Yo go fucking play with the older kids dude. Stop being such a pussy and move up a level. You’re bigger than everyone. You’re stronger than everyone. You’re just better than everyone our age at this goddamn sport. And yet you’re sitting here making layups over kids half your height or running over kids half your weight. Sick dude. Really cool stuff.

You know what I would’ve given to play up a level when I was a little kid? To tell my friends I was too athletic for them? To be a fourth grader raking off sixth grade pitching or a fifth grader crossing over seventh grade defenders or a sixth grader running over eight grade linebackers? To be the young phenom manhandling the older kids? To laugh in some big, tall, pimple-faced eight grader’s mug after running him over? In what world is that not cooler or more fun or more rewarding than being some big fucking oaf running over a bunch of kids your age who haven’t hit their growth spurt? Like sick dude, you weigh a buck forty already and you just stiff armed a kid in a soft helmet who’s legs are so skinny his socks can’t even stay up. Really impressive.

Grow a fucking set and move up to the older division. Go take on kids your own size and try to run them over and maybe then I’ll be impressed when you send someone nine yards back with a stiff arm. Until then you might as well be playing with kindergarteners. Pussy.
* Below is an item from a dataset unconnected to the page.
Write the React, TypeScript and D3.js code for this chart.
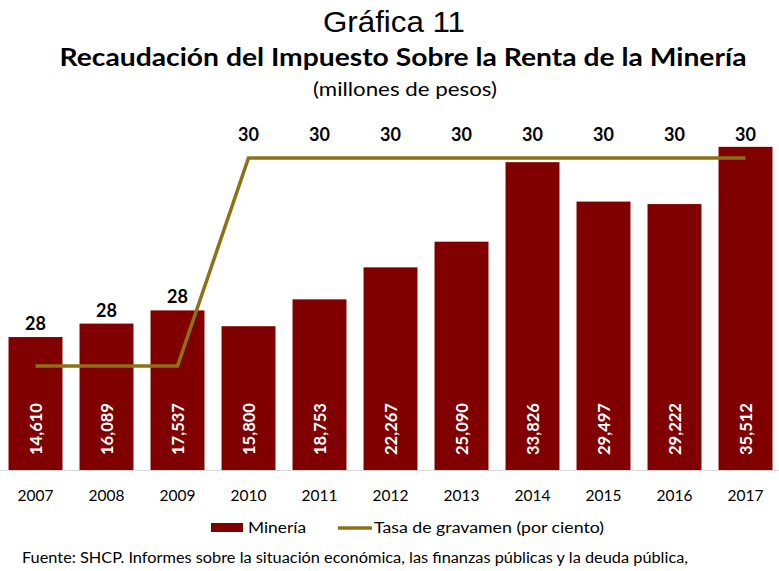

P.S.   Can’t wait until this kid tops out at 5’7″ and barely gets run for his high school team. Nothing more satisfying than seeing the overgrown kid peak in like eight grade.

P.P.S.   I take that back. Getting the best of the oversized kid is the most satisfying thing in the world. Taking the ball to the hole on the overly tall kid or laying the wood on the oversized running back or ripping one in the gap against the dominant pitcher is the absolute peak of youth sports. Breaking up a no no with a clean-contact double as a twelve year old is legitimately the peak of human existence.